As a side note: Vatican 2 in and of itself is a good example/proof of the changes we are discussing. If the Roman Catholic Church had not had strayed in certain matters of teaching it would not have undergone revision. The early ecumenical counsels and the teachings agreed to therein by all the churches both East and West need to be restored as the proper teachings in the RCC. Otherwise, I wonder what we might find the resolutions of Vatican 3 to be. Hope for the best?
@@1stlast290 You really don't get it, Abram. You say "If the Roman Catholic Church had not had strayed in certain matters of teaching it would not have undergone revision." I would love to see what evidence you could produce concerning "strayed teaching". Waiting ..... crickets .....

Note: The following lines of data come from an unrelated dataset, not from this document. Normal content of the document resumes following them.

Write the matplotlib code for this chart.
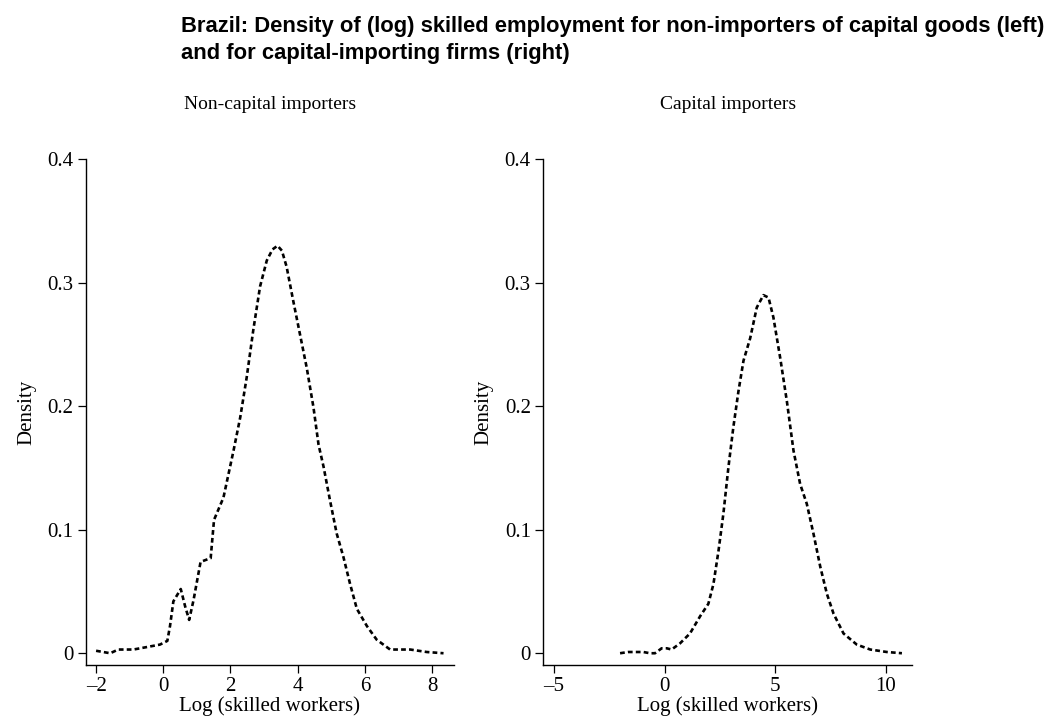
import matplotlib
matplotlib.use("Agg")
import matplotlib.pyplot as plt

# left panel: non-capital importers (density curve)
left_x = [-2.0, -1.58, -1.34, -0.89, -0.49, -0.10, 0.12, 0.20, 0.30, 0.52, 0.65, 0.77,
          0.90, 1.11, 1.41, 1.51, 1.79, 2.09, 2.29, 2.48, 2.68, 2.88, 3.08, 3.25, 3.40,
          3.53, 3.67, 3.87, 4.07, 4.27, 4.47, 4.62, 4.77, 4.96, 5.16, 5.36, 5.56, 5.76,
          6.06, 6.35, 6.75, 7.05, 7.35, 7.84, 8.34]
left_y = [0.002, 0.0, 0.003, 0.003, 0.005, 0.007, 0.010, 0.022, 0.042, 0.052, 0.038, 0.027,
          0.043, 0.074, 0.077, 0.108, 0.126, 0.164, 0.191, 0.223, 0.262, 0.297, 0.318, 0.327, 0.330,
          0.326, 0.313, 0.285, 0.258, 0.231, 0.199, 0.169, 0.151, 0.124, 0.097, 0.078, 0.056, 0.036,
          0.022, 0.011, 0.003, 0.003, 0.003, 0.001, 0.0]

# right panel: capital importers
right_x = [-2.01, -1.64, -0.96, -0.66, -0.43, -0.13, 0.10, 0.32, 0.70, 1.15, 1.61, 1.98,
           2.21, 2.44, 2.66, 2.89, 3.11, 3.34, 3.57, 3.87, 4.17, 4.47, 4.70, 4.92, 5.23,
           5.53, 5.83, 6.13, 6.43, 6.73, 7.04, 7.34, 7.64, 8.09, 8.69, 9.30, 10.05, 10.73]
right_y = [0.0, 0.001, 0.001, 0.0, 0.0, 0.004, 0.004, 0.003, 0.008, 0.016, 0.030, 0.040,
           0.056, 0.083, 0.113, 0.151, 0.183, 0.212, 0.237, 0.255, 0.280, 0.290, 0.288, 0.272, 0.239,
           0.204, 0.164, 0.137, 0.121, 0.097, 0.070, 0.048, 0.032, 0.016, 0.007, 0.003, 0.001, 0.0]

left_ticks = [-2, 0, 2, 4, 6, 8]
right_ticks = [-5, 0, 5, 10]
y_ticks = [0, 0.1, 0.2, 0.3, 0.4]
y_labels = ["0", "0.1", "0.2", "0.3", "0.4"]

title = ("Brazil: Density of (log) skilled employment for non-importers of capital goods (left)\n"
         "and for capital-importing firms (right)")

serif = "Liberation Serif"
fs = 15

fig = plt.figure(figsize=(10.46, 7.25), dpi=100)

panels = [
    ([0.0819, 0.0828, 0.3524, 0.6975], left_x, left_y, left_ticks, (-2.31, 8.66), "Non-capital importers"),
    ([0.5194, 0.0828, 0.3528, 0.6975], right_x, right_y, right_ticks, (-5.48, 11.2), "Capital importers"),
]

for rect, xs, ys, xt, xlim, sub in panels:
    ax = fig.add_axes(rect)
    ax.plot(xs, ys, color="black", lw=1.9, linestyle=(0, (1.8, 1.2)))
    ax.set_xlim(*xlim)
    ax.set_ylim(-0.0095, 0.4)
    ax.set_xticks(xt)
    ax.set_xticklabels([str(t).replace("-", "\u2013") for t in xt], fontfamily=serif, fontsize=fs)
    ax.set_yticks(y_ticks)
    ax.set_yticklabels(y_labels, fontfamily=serif, fontsize=fs)
    ax.tick_params(direction="out", length=6, width=0.9, pad=3)
    ax.spines["top"].set_visible(False)
    ax.spines["right"].set_visible(False)
    ax.spines["left"].set_linewidth(1.0)
    ax.spines["bottom"].set_linewidth(1.0)
    ax.set_xlabel("Log (skilled workers)", fontfamily=serif, fontsize=fs, labelpad=0)
    ax.set_ylabel("Density", fontfamily=serif, fontsize=fs, labelpad=8)
    ax.set_title(sub, fontfamily=serif, fontsize=14, pad=36)

fig.text(0.173, 0.978, title, fontfamily="Liberation Sans", fontweight="bold",
         fontsize=15.8, ha="left", va="top", linespacing=1.35)

fig.savefig("out.png", dpi=100)
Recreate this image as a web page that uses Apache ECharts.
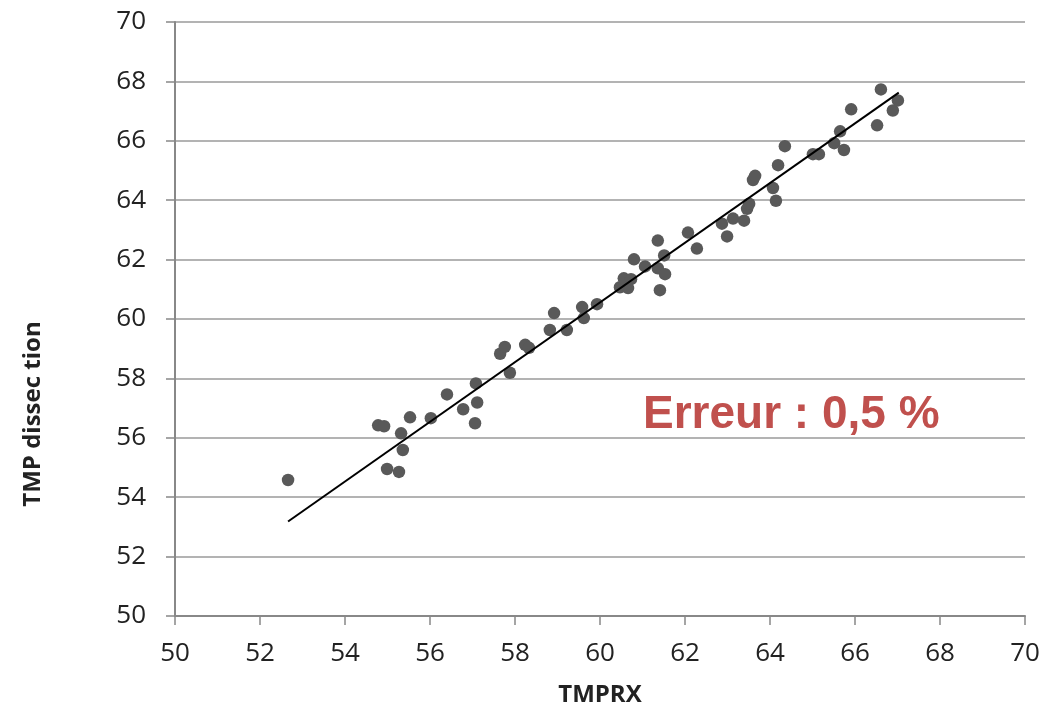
<!DOCTYPE html>
<html>
<head>
<meta charset="utf-8">
<script src="https://cdn.jsdelivr.net/npm/echarts@6/dist/echarts.min.js"></script>
<style>
  html, body { margin: 0; padding: 0; background: #fff; }
  #container { width: 1052px; height: 712px; }
</style>
</head>
<body>
<div id="container"></div>
<script>
var dom = document.getElementById("container");
var myChart = echarts.init(dom, null, { renderer: "canvas" });

// TMPRX values (x) and TMP dissection values (y)
const tmprx = [
  52.66, 54.78, 54.92, 54.99, 55.27, 55.32, 55.36, 55.53, 56.02, 56.40,
  56.78, 57.06, 57.08, 57.11, 57.65, 57.76, 57.88, 58.24, 58.33, 58.82,
  58.92, 59.22, 59.58, 59.62, 59.93, 60.47, 60.56, 60.66, 60.73, 60.80,
  61.06, 61.36, 61.36, 61.41, 61.51, 61.53, 62.07, 62.28, 62.87, 62.99,
  63.13, 63.39, 63.46, 63.51, 63.60, 63.65, 64.07, 64.14, 64.19, 64.35,
  65.01, 65.15, 65.51, 65.65, 65.74, 65.91, 66.52, 66.61, 66.89, 67.01
];
const tmpDissection = [
  54.58, 56.42, 56.39, 54.95, 54.85, 56.15, 55.59, 56.69, 56.66, 57.46,
  56.96, 56.49, 57.83, 57.19, 58.83, 59.06, 58.19, 59.13, 59.03, 59.63,
  60.20, 59.63, 60.40, 60.03, 60.50, 61.07, 61.37, 61.04, 61.34, 62.01,
  61.77, 62.64, 61.71, 60.97, 62.14, 61.51, 62.91, 62.37, 63.21, 62.78,
  63.38, 63.31, 63.71, 63.88, 64.68, 64.82, 64.41, 63.98, 65.18, 65.82,
  65.55, 65.55, 65.92, 66.32, 65.69, 67.06, 66.52, 67.73, 67.02, 67.36
];
// trend line end points
const trendX = [52.66, 67.03];
const trendY = [53.18, 67.62];
const axisTicks = [50, 70, 2];

const points = tmprx.map(function (x, i) {
  return [x, tmpDissection[i]];
});
const trend = trendX.map(function (x, i) {
  return [x, trendY[i]];
});

const labelFont = { fontFamily: "Open Sans", fontSize: 26, color: "#222" };

var option = {
  backgroundColor: "#fff",
  animation: false,
  grid: { left: 175, right: 27, top: 22, bottom: 92 },
  xAxis: {
    type: "value",
    min: axisTicks[0],
    max: axisTicks[1],
    interval: axisTicks[2],
    name: "TMPRX",
    nameLocation: "middle",
    nameGap: 67,
    nameTextStyle: {
      fontFamily: "Open Sans",
      fontWeight: "bold",
      fontSize: 24,
      color: "#222",
    },
    axisLine: { show: true, onZero: false, lineStyle: { color: "#888", width: 2 } },
    axisTick: { show: true, length: 9, lineStyle: { color: "#888", width: 1.5 } },
    axisLabel: Object.assign({ margin: 25 }, labelFont),
    splitLine: { show: false },
  },
  yAxis: {
    type: "value",
    min: axisTicks[0],
    max: axisTicks[1],
    interval: axisTicks[2],
    axisLine: { show: true, onZero: false, lineStyle: { color: "#888", width: 2 } },
    axisTick: { show: true, length: 9, lineStyle: { color: "#888", width: 1.5 } },
    axisLabel: Object.assign({ margin: 29 }, labelFont),
    splitLine: { show: true, lineStyle: { color: "#9a9a9a", width: 1.5 } },
  },
  series: [
    {
      type: "line",
      data: trend,
      showSymbol: false,
      symbol: "none",
      lineStyle: { color: "#000", width: 2 },
      z: 3,
    },
    {
      type: "scatter",
      data: points,
      symbolSize: 12.5,
      itemStyle: { color: "#595959", opacity: 1 },
      z: 2,
    },
  ],
  graphic: {
    elements: [
      {
        type: "text",
        x: 33,
        y: 414,
        rotation: Math.PI / 2,
        style: {
          text: "TMP dissec tion",
          font: "bold 24px 'Open Sans'",
          fill: "#222",
          align: "center",
          verticalAlign: "middle",
        },
      },
      {
        type: "text",
        left: 643,
        top: 392,
        style: {
          text: "Erreur : 0,5 %",
          font: "bold 46px 'Liberation Sans'",
          fill: "#C0504D",
        },
      },
    ],
  },
};

myChart.setOption(option);
window.addEventListener("resize", myChart.resize);
</script>
</body>
</html>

Did newman teach the deductive development implicit in the apostolic deposit of faith, the evolution of doctrine or both? One i am okay with one but not the other two
Maybe I'm misunderstanding you, Bishop Barron, but your analogies about natural things' needing to change to survive may fit the application of traditional doctrines but open up the traditional doctrines/conceptualizations to liberalism's openness to/objective of abandoning them for popular de facto theologies, most prominently about traditional ethics, e.g., about the traditional doctrine/definition of "family."
I know my understanding of Pope Francis's "openness to the culture" is very superficial, but what I hear sure seems to reduce to being only an inch away from a "mindless openness."